Flintlock were a 1970s pop group from Essex, England. Its members were Derek Pascoe (vocals/saxophone), Mike Holoway (drums/percussion), Jamie Stone
(bass/vocals), John Summerton (guitar/vocals) and Bill Rice (keyboards).

Career
The group began under the name The Young Revivals, but after two years changed their name to Flintlock. They came to national attention in the mid-1970s through regular appearances on the British children's television programmes You Must Be Joking and Pauline's Quirkes, the latter hosted by the then teenage actress Pauline Quirke. Flintlock also appeared on programmes such as Blue Peter, Magpie and Top of the Pops, and their own programme Fanfare.
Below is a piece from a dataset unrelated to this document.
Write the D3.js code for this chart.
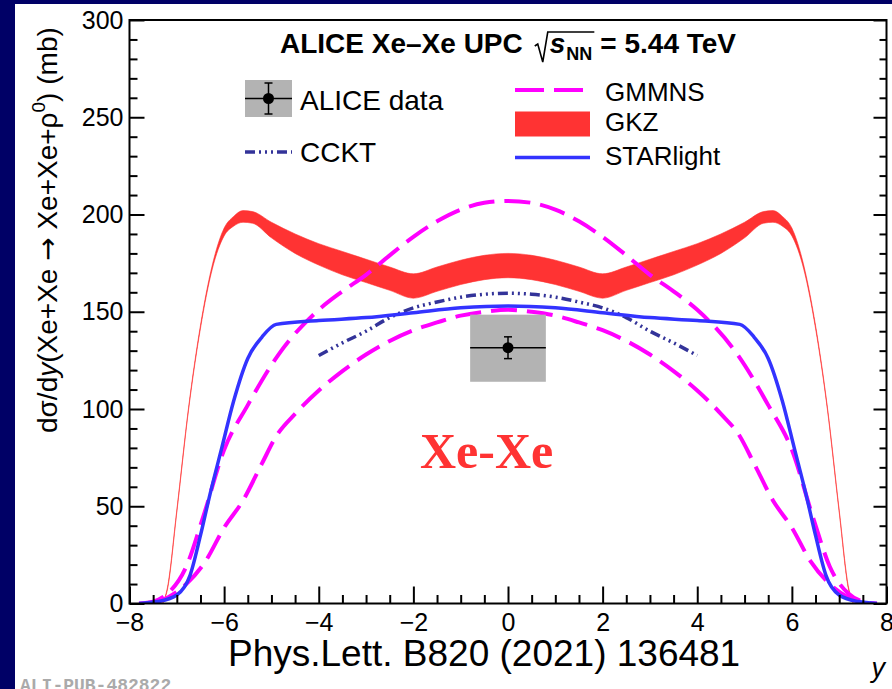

Holoway also became known as an actor in the children's cult TV drama programme The Tomorrow People, in which Flintlock made a guest appearance in the Series 5 story The Heart of Sogguth.

Flintlock had one Top 30 hit single in the UK Singles Chart, "Dawn", in the summer of 1976.

A one-off reunion concert took place in 2007.

Discography

Singles
"Learn to Cry" (August 1975)
"A Little Bit of Lovin'" (February 1976)
"Dawn" (April 1976)
"Sea of Flames" (July 1976)
"Russian Roulette" (November 1976)
"Carry Me" (March 1977)
"Anything for You" (September 1977)
"Mony Mony" (February 1978)
"(Hey You) You're like A Magnet" (January 1979)

Three further singles were released in Japan:
"Amorous Lady" (1977)
"Taken All Away" (1978)
"Get With The Boys" (1979)

Albums
On the Way (December 1975)
Hot from the Lock (December 1976)
Tears 'n' Cheers (October 1977)
Stand Alone (February 1979)

A greatest hits album was also released in Japan and Germany.